▸ **TASK DIRECTIONS**
Give back the full listing, character for character, with no pictures.

▸ **SUPPLIED MATERIAL**
#####
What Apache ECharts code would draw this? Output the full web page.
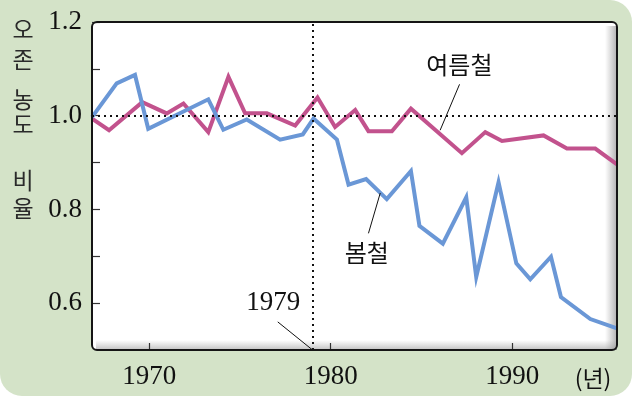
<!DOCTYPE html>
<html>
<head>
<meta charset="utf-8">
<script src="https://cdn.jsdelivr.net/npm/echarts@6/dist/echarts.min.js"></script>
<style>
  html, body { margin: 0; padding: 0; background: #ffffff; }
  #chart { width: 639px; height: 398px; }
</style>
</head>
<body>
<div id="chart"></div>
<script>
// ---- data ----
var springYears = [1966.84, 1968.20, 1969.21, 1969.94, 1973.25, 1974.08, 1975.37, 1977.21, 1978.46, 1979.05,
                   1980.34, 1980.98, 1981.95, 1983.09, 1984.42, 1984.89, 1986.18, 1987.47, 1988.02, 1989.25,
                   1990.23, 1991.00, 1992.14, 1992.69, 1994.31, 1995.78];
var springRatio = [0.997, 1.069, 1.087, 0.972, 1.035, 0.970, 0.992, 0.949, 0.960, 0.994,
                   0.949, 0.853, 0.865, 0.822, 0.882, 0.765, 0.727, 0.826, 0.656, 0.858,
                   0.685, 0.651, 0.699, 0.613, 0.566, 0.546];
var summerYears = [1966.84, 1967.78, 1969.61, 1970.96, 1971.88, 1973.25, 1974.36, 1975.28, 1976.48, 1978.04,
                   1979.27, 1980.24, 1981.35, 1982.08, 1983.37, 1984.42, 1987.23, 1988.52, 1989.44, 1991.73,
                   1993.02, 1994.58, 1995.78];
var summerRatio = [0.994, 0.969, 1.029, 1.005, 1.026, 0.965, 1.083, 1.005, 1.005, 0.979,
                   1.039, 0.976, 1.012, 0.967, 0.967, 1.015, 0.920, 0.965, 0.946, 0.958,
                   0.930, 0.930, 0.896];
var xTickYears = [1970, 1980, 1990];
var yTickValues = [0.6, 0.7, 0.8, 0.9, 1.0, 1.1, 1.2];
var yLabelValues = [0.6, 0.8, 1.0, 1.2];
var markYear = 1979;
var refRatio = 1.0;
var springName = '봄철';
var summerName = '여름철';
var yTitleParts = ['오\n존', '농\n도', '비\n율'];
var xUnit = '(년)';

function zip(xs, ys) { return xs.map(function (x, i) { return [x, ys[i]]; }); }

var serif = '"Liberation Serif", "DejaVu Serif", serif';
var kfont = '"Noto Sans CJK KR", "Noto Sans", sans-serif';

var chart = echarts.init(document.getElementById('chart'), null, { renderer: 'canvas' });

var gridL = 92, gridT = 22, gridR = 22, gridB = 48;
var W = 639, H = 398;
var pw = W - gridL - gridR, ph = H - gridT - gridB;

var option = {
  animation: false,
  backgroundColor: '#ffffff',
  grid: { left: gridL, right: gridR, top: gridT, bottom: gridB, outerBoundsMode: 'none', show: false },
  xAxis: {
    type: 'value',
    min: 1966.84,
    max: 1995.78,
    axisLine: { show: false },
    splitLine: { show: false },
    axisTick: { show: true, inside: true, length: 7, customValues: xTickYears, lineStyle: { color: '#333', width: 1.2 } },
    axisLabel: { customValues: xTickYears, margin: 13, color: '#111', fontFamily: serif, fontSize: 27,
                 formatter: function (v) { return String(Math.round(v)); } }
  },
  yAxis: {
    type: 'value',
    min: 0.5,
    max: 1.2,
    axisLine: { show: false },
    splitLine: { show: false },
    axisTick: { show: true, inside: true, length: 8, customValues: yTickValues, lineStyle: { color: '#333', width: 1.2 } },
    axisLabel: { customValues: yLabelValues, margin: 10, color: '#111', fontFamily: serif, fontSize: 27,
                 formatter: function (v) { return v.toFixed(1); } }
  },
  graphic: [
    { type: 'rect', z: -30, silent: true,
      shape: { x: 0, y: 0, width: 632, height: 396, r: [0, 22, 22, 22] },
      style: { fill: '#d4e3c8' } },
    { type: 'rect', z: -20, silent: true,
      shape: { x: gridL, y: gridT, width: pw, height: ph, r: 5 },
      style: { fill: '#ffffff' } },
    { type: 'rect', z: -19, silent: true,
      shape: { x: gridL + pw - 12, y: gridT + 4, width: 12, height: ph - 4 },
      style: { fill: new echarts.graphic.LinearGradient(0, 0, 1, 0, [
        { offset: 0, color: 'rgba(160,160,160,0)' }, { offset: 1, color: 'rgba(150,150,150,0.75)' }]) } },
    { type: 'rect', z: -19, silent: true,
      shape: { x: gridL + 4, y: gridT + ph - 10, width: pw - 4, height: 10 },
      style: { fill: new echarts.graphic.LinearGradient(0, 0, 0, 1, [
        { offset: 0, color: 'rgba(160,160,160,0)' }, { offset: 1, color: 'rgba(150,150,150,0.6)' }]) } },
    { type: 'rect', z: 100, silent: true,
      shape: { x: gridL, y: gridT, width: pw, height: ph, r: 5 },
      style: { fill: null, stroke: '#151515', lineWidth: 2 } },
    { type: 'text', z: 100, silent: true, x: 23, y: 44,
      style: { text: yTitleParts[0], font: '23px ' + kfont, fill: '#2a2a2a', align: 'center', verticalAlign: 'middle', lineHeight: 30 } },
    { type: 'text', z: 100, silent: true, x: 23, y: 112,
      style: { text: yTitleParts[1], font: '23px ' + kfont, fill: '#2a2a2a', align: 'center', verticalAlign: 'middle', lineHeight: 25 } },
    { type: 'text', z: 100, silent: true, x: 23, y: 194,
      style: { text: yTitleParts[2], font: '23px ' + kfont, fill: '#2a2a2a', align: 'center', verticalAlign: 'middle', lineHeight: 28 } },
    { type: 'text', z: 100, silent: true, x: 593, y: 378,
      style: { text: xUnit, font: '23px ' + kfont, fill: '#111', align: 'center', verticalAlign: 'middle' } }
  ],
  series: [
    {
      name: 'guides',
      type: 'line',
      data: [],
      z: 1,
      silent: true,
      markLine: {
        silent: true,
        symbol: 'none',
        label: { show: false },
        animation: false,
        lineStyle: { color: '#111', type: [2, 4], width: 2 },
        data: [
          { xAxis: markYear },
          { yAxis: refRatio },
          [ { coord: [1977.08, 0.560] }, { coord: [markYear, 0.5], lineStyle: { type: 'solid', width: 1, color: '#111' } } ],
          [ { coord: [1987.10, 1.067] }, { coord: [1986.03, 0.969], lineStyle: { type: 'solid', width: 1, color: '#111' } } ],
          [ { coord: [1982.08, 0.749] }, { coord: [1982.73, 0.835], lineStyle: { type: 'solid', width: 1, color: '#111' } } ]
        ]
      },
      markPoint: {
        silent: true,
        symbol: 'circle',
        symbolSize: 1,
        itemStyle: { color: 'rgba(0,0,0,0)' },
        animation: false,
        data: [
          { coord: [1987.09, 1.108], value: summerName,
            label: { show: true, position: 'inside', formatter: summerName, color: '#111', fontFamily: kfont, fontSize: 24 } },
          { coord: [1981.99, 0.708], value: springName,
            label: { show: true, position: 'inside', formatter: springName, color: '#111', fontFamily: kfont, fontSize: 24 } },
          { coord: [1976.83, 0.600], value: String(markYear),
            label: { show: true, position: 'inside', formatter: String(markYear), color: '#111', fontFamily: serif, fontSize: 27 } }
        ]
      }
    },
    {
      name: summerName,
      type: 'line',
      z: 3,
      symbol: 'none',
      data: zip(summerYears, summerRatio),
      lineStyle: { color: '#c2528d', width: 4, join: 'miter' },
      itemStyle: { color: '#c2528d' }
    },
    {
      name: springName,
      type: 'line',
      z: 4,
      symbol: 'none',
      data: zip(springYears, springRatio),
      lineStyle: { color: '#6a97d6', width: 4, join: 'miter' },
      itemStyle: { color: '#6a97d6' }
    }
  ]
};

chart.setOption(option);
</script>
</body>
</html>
#####
▸ **EXERCISE RESULT**
What Apache ECharts code would draw this? Output the full web page.
<!DOCTYPE html>
<html>
<head>
<meta charset="utf-8">
<script src="https://cdn.jsdelivr.net/npm/echarts@6/dist/echarts.min.js"></script>
<style>
  html, body { margin: 0; padding: 0; background: #ffffff; }
  #chart { width: 639px; height: 398px; }
</style>
</head>
<body>
<div id="chart"></div>
<script>
// ---- data ----
var springYears = [1966.84, 1968.20, 1969.21, 1969.94, 1973.25, 1974.08, 1975.37, 1977.21, 1978.46, 1979.05,
                   1980.34, 1980.98, 1981.95, 1983.09, 1984.42, 1984.89, 1986.18, 1987.47, 1988.02, 1989.25,
                   1990.23, 1991.00, 1992.14, 1992.69, 1994.31, 1995.78];
var springRatio = [0.997, 1.069, 1.087, 0.972, 1.035, 0.970, 0.992, 0.949, 0.960, 0.994,
                   0.949, 0.853, 0.865, 0.822, 0.882, 0.765, 0.727, 0.826, 0.656, 0.858,
                   0.685, 0.651, 0.699, 0.613, 0.566, 0.546];
var summerYears = [1966.84, 1967.78, 1969.61, 1970.96, 1971.88, 1973.25, 1974.36, 1975.28, 1976.48, 1978.04,
                   1979.27, 1980.24, 1981.35, 1982.08, 1983.37, 1984.42, 1987.23, 1988.52, 1989.44, 1991.73,
                   1993.02, 1994.58, 1995.78];
var summerRatio = [0.994, 0.969, 1.029, 1.005, 1.026, 0.965, 1.083, 1.005, 1.005, 0.979,
                   1.039, 0.976, 1.012, 0.967, 0.967, 1.015, 0.920, 0.965, 0.946, 0.958,
                   0.930, 0.930, 0.896];
var xTickYears = [1970, 1980, 1990];
var yTickValues = [0.6, 0.7, 0.8, 0.9, 1.0, 1.1, 1.2];
var yLabelValues = [0.6, 0.8, 1.0, 1.2];
var markYear = 1979;
var refRatio = 1.0;
var springName = '봄철';
var summerName = '여름철';
var yTitleParts = ['오\n존', '농\n도', '비\n율'];
var xUnit = '(년)';

function zip(xs, ys) { return xs.map(function (x, i) { return [x, ys[i]]; }); }

var serif = '"Liberation Serif", "DejaVu Serif", serif';
var kfont = '"Noto Sans CJK KR", "Noto Sans", sans-serif';

var chart = echarts.init(document.getElementById('chart'), null, { renderer: 'canvas' });

var gridL = 92, gridT = 22, gridR = 22, gridB = 48;
var W = 639, H = 398;
var pw = W - gridL - gridR, ph = H - gridT - gridB;

var option = {
  animation: false,
  backgroundColor: '#ffffff',
  grid: { left: gridL, right: gridR, top: gridT, bottom: gridB, outerBoundsMode: 'none', show: false },
  xAxis: {
    type: 'value',
    min: 1966.84,
    max: 1995.78,
    axisLine: { show: false },
    splitLine: { show: false },
    axisTick: { show: true, inside: true, length: 7, customValues: xTickYears, lineStyle: { color: '#333', width: 1.2 } },
    axisLabel: { customValues: xTickYears, margin: 13, color: '#111', fontFamily: serif, fontSize: 27,
                 formatter: function (v) { return String(Math.round(v)); } }
  },
  yAxis: {
    type: 'value',
    min: 0.5,
    max: 1.2,
    axisLine: { show: false },
    splitLine: { show: false },
    axisTick: { show: true, inside: true, length: 8, customValues: yTickValues, lineStyle: { color: '#333', width: 1.2 } },
    axisLabel: { customValues: yLabelValues, margin: 10, color: '#111', fontFamily: serif, fontSize: 27,
                 formatter: function (v) { return v.toFixed(1); } }
  },
  graphic: [
    { type: 'rect', z: -30, silent: true,
      shape: { x: 0, y: 0, width: 632, height: 396, r: [0, 22, 22, 22] },
      style: { fill: '#d4e3c8' } },
    { type: 'rect', z: -20, silent: true,
      shape: { x: gridL, y: gridT, width: pw, height: ph, r: 5 },
      style: { fill: '#ffffff' } },
    { type: 'rect', z: -19, silent: true,
      shape: { x: gridL + pw - 12, y: gridT + 4, width: 12, height: ph - 4 },
      style: { fill: new echarts.graphic.LinearGradient(0, 0, 1, 0, [
        { offset: 0, color: 'rgba(160,160,160,0)' }, { offset: 1, color: 'rgba(150,150,150,0.75)' }]) } },
    { type: 'rect', z: -19, silent: true,
      shape: { x: gridL + 4, y: gridT + ph - 10, width: pw - 4, height: 10 },
      style: { fill: new echarts.graphic.LinearGradient(0, 0, 0, 1, [
        { offset: 0, color: 'rgba(160,160,160,0)' }, { offset: 1, color: 'rgba(150,150,150,0.6)' }]) } },
    { type: 'rect', z: 100, silent: true,
      shape: { x: gridL, y: gridT, width: pw, height: ph, r: 5 },
      style: { fill: null, stroke: '#151515', lineWidth: 2 } },
    { type: 'text', z: 100, silent: true, x: 23, y: 44,
      style: { text: yTitleParts[0], font: '23px ' + kfont, fill: '#2a2a2a', align: 'center', verticalAlign: 'middle', lineHeight: 30 } },
    { type: 'text', z: 100, silent: true, x: 23, y: 112,
      style: { text: yTitleParts[1], font: '23px ' + kfont, fill: '#2a2a2a', align: 'center', verticalAlign: 'middle', lineHeight: 25 } },
    { type: 'text', z: 100, silent: true, x: 23, y: 194,
      style: { text: yTitleParts[2], font: '23px ' + kfont, fill: '#2a2a2a', align: 'center', verticalAlign: 'middle', lineHeight: 28 } },
    { type: 'text', z: 100, silent: true, x: 593, y: 378,
      style: { text: xUnit, font: '23px ' + kfont, fill: '#111', align: 'center', verticalAlign: 'middle' } }
  ],
  series: [
    {
      name: 'guides',
      type: 'line',
      data: [],
      z: 1,
      silent: true,
      markLine: {
        silent: true,
        symbol: 'none',
        label: { show: false },
        animation: false,
        lineStyle: { color: '#111', type: [2, 4], width: 2 },
        data: [
          { xAxis: markYear },
          { yAxis: refRatio },
          [ { coord: [1977.08, 0.560] }, { coord: [markYear, 0.5], lineStyle: { type: 'solid', width: 1, color: '#111' } } ],
          [ { coord: [1987.10, 1.067] }, { coord: [1986.03, 0.969], lineStyle: { type: 'solid', width: 1, color: '#111' } } ],
          [ { coord: [1982.08, 0.749] }, { coord: [1982.73, 0.835], lineStyle: { type: 'solid', width: 1, color: '#111' } } ]
        ]
      },
      markPoint: {
        silent: true,
        symbol: 'circle',
        symbolSize: 1,
        itemStyle: { color: 'rgba(0,0,0,0)' },
        animation: false,
        data: [
          { coord: [1987.09, 1.108], value: summerName,
            label: { show: true, position: 'inside', formatter: summerName, color: '#111', fontFamily: kfont, fontSize: 24 } },
          { coord: [1981.99, 0.708], value: springName,
            label: { show: true, position: 'inside', formatter: springName, color: '#111', fontFamily: kfont, fontSize: 24 } },
          { coord: [1976.83, 0.600], value: String(markYear),
            label: { show: true, position: 'inside', formatter: String(markYear), color: '#111', fontFamily: serif, fontSize: 27 } }
        ]
      }
    },
    {
      name: summerName,
      type: 'line',
      z: 3,
      symbol: 'none',
      data: zip(summerYears, summerRatio),
      lineStyle: { color: '#c2528d', width: 4, join: 'miter' },
      itemStyle: { color: '#c2528d' }
    },
    {
      name: springName,
      type: 'line',
      z: 4,
      symbol: 'none',
      data: zip(springYears, springRatio),
      lineStyle: { color: '#6a97d6', width: 4, join: 'miter' },
      itemStyle: { color: '#6a97d6' }
    }
  ]
};

chart.setOption(option);
</script>
</body>
</html>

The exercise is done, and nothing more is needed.